I'm also worried for Danny, especially in light of the series finale's title, even if I don't know why I like him so much. He hasn't had much screen time yet (though I feel like he's been much better characterized even in the small amount of time he's had than Clara was in almost all of Series 7).
posted by johnofjack at 6:28 PM on September 18, 2014


I have to assume the Doctor is smart enough to realize that Clara has been fibbing about Rupert and Orson. Though, technically, he hasn't seen Rupert's face, has he?
posted by Atreides at 7:13 AM on September 19, 2014


Rupert's, yes. Unless you mean Danny's/Rupert's face as an adult, in which case no, or at least not that we've been shown.

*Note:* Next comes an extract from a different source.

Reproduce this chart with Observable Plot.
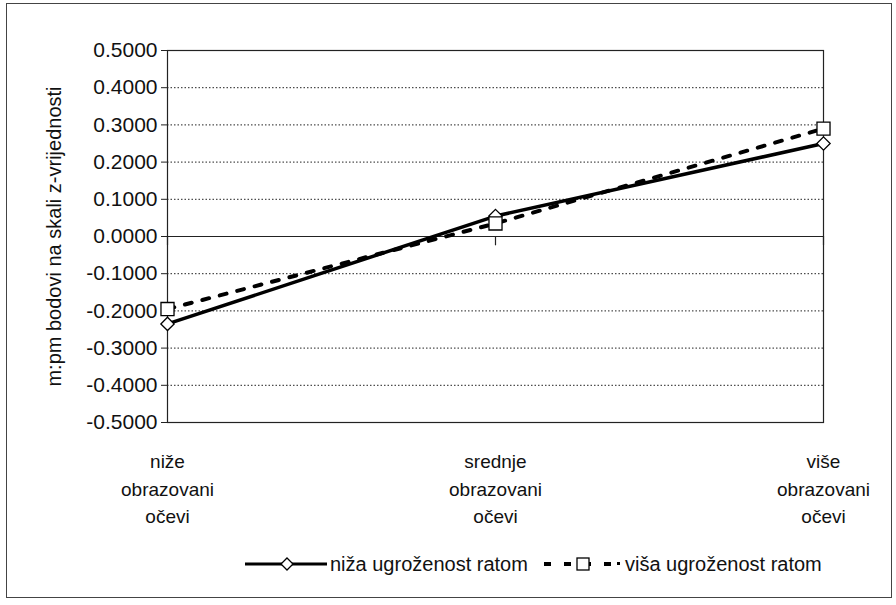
<!DOCTYPE html>
<html><head><meta charset="utf-8">
<script src="https://cdn.jsdelivr.net/npm/d3@7"></script>
<script src="https://cdn.jsdelivr.net/npm/@observablehq/plot@0.6"></script>
<style>
body{margin:0;background:#fff;font-family:"Liberation Sans",Arial,sans-serif;color:#111;}
#wrap{position:relative;width:896px;height:605px;overflow:hidden;}
#frame{position:absolute;left:6px;top:3px;width:884px;height:593px;border:1.5px solid #444;pointer-events:none;}
#chart{position:absolute;left:0;top:0;}
.leg{position:absolute;top:550px;height:28px;line-height:28px;font-size:20px;white-space:nowrap;}
.sw{position:absolute;top:550px;}
</style></head><body>
<div id="wrap"><div id="chart"></div><div id="legend"></div><div id="frame"></div></div>
<script>
const categories = ["niže\nobrazovani\nočevi", "srednje\nobrazovani\nočevi", "više\nobrazovani\nočevi"];
const nizaValues = [-0.235, 0.055, 0.25];
const visaValues = [-0.195, 0.035, 0.29];
const seriesNames = ["niža ugroženost ratom", "viša ugroženost ratom"];
const yTicks = [-0.5, -0.4, -0.3, -0.2, -0.1, 0, 0.1, 0.2, 0.3, 0.4, 0.5];
const gridTicks = [-0.4, -0.3, -0.2, -0.1, 0.1, 0.2, 0.3, 0.4];
const yLabel = "m:pm bodovi na skali z-vrijednosti";

const niza = categories.map((c, i) => ({cat: c, value: nizaValues[i]}));
const visa = categories.map((c, i) => ({cat: c, value: visaValues[i]}));

const chart = Plot.plot({
  width: 896, height: 545,
  marginLeft: 167, marginRight: 73, marginTop: 50, marginBottom: 123,
  style: {fontFamily: "'Liberation Sans', Arial, sans-serif", fontSize: "20px", background: "transparent", color: "#111"},
  x: {type: "point", domain: categories, padding: 0},
  y: {domain: [-0.5, 0.5]},
  marks: [
    Plot.ruleY(gridTicks, {stroke: "#222", strokeDasharray: "1.5,2", strokeWidth: 1}),
    Plot.ruleY([0], {stroke: "#222", strokeWidth: 1.2}),
    Plot.ruleX(categories, {x: d => d, y1: 0, y2: -0.025, stroke: "#222", strokeWidth: 1.2}),
    Plot.frame({stroke: "#222", strokeWidth: 1.2}),
    Plot.axisY(yTicks, {tickFormat: d => d.toFixed(4), tickSize: 6, tickPadding: 4, fontSize: 21, label: null, stroke: "#222"}),
    Plot.axisX({tickSize: 0, tickPadding: 26, fontSize: 19, lineHeight: 1.45, label: null}),
    Plot.text([yLabel], {frameAnchor: "left", textAnchor: "middle", lineAnchor: "middle", rotate: -90, dx: -113, fontSize: 20, text: d => d, fill: "#111"}),
    Plot.line(visa, {x: "cat", y: "value", stroke: "#000", strokeWidth: 4, strokeDasharray: "7,11"}),
    Plot.line(niza, {x: "cat", y: "value", stroke: "#000", strokeWidth: 3.5}),
    Plot.dot(niza, {x: "cat", y: "value", symbol: "diamond2", r: 6, stroke: "#000", fill: "#fff", strokeWidth: 1.3}),
    Plot.dot(visa, {x: "cat", y: "value", symbol: "square2", r: 8.3, stroke: "#000", fill: "#fff", strokeWidth: 1.3})
  ]
});
document.getElementById("chart").appendChild(chart);

const legend = document.getElementById("legend");
legend.innerHTML =
  `<svg class="sw" style="left:243px" width="86" height="28">
     <line x1="2" x2="84" y1="14" y2="14" stroke="#000" stroke-width="3"/>
     <path d="M44,8 L50,14 L44,20 L38,14 Z" fill="#fff" stroke="#000" stroke-width="1.3"/>
   </svg>
   <div class="leg" style="left:330px">${seriesNames[0]}</div>
   <svg class="sw" style="left:540px" width="84" height="28">
     <line x1="4" x2="72" y1="14" y2="14" stroke="#000" stroke-width="4" stroke-dasharray="7,13"/>
     <rect x="77" y="12" width="3" height="3" fill="#000"/>
     <rect x="37" y="8" width="12" height="12" fill="#fff" stroke="#000" stroke-width="1.3"/>
   </svg>
   <div class="leg" style="left:625px">${seriesNames[1]}</div>`;
</script>
</body></html>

12 doesn't seem as attuned to the nuances of human interaction as the others were on their best days. 4 and 11 frequently didn't seem to get human interaction, either, but they could tell when someone was lying. 12, I don't know yet.
posted by johnofjack at 7:56 AM on September 19, 2014


I'm not saying you're wrong (and I love that aspect of this Doctor) but in this episode he knew that Orson was lying: "There are only three people in the universe and you’re lying to the other two."
posted by Ian A.T. at 8:10 AM on September 19, 2014


That's a good point. I'd forgotten that line.
posted by johnofjack at 9:38 AM on September 19, 2014


So, did you have dreams like that as a kid? My most recurring nightmare was of 'the hand' which would come out of the cushions or corner of the room. Sometimes big and hairy, sometimes looked just like my own. It would try to pull me down into the couch, or whatever. Is this a very common nightmare?

This was one of my absolute favorite episodes of new Who. I loved the pacing, I loved the misdirection.

Was the implication that the young Doctor was also in an orphanage? Or did he just have brothers in the house?
posted by These Premises Are Alarmed at 1:18 PM on September 23, 2014


I never had that dream or any dream like it, even when I was exposed to the scene in Poltergeist with the clown when I was rather young and impressionable. Which again, made this episode's focus on dreams a bit weak for me, as I never thought, "OH YEAH, THAT NIGHTMARE I HAD."